Linux Terminal: Finding number of lines longer than x

Question

I come to you with a problem that has me stumped. I'm attempting to find the number of lines in a file (in this case, the html of a certain site) longer than x (which, in this case, is 80).

For example: google.com has (by checking with wc -l) has 7 lines, two of which are longer than 80 (checking with awk '{print NF}'). I'm trying to find a way to check how many lines are longer than 80, and then outputting that number.

My command so far looks like this: wget -qO - google.com | awk '{print NF}' | sort -g

I was thinking of just counting which lines have values larger than 80, but I can't figure out the syntax for that. Perhaps 'awk'? Maybe I'm going about this the clumsiest way possible and have hit a wall for a reason.

Thanks for the help!

Edit: The unit of measurement are characters. The command should be able to find the number of lines with more than 80 characters in them.

Answer 1

If you want the number of lines that are longer than 80 characters (your question is missing the units), grep is a good candidate:

grep -c '.\{80\}'

So:

wget -qO - google.com | grep -c '.\{80\}'

outputs 6.

Answer 2

Blue Moon's answer (in its original version) will print the number of fields, not the length of the line.
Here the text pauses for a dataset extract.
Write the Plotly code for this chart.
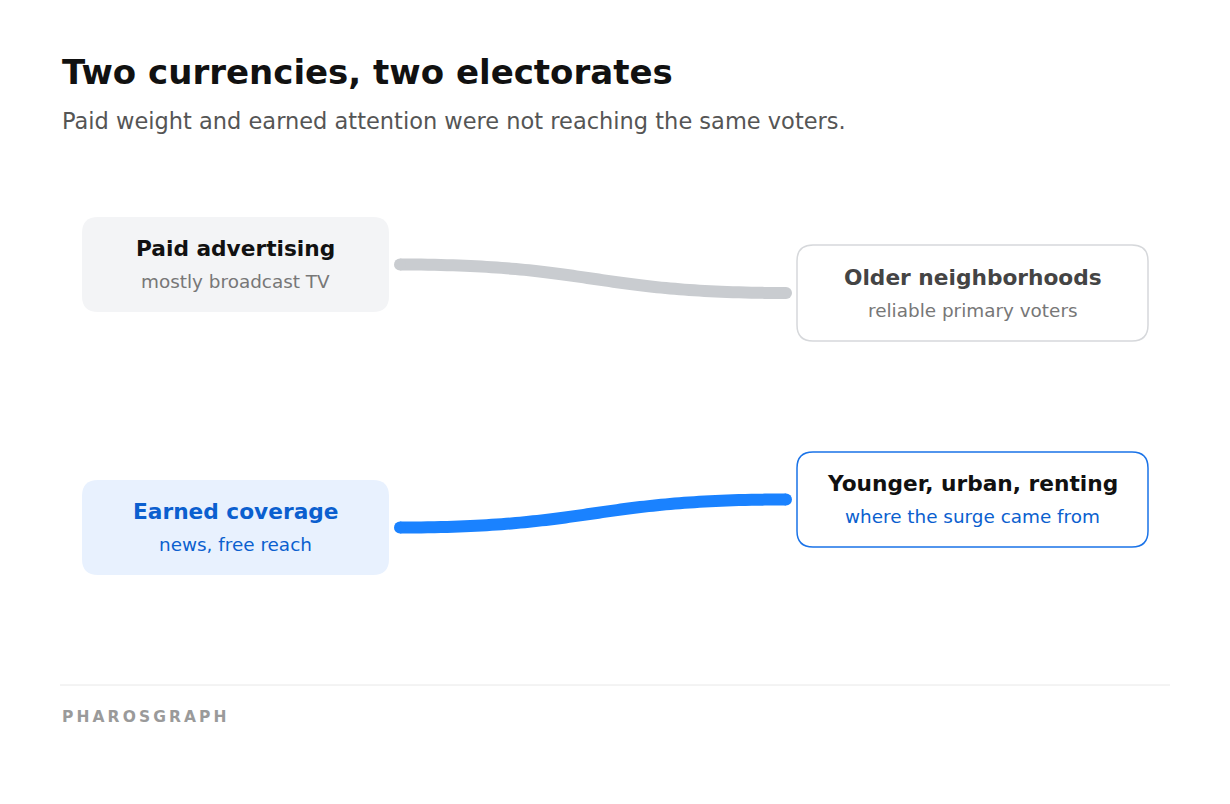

Since the default field separator in awk is ' ' (space) you will get a word count, not the length of the line.

Try this:

wget -q0 - google.com | awk '{ if (length($0) > 80) count++; } END{print count}'

Answer 3

Using awk:

wget -qO - google.com | awk 'NF>80{count++} END{print count}'

This gives 2 as output as there are two lines with more than 80 fields.

If you mean number of characters (I presumed fields based on what you have in the question) then:

wget -qO - google.com | awk 'length($0)>80{c++} END{print c}'

which gives 6.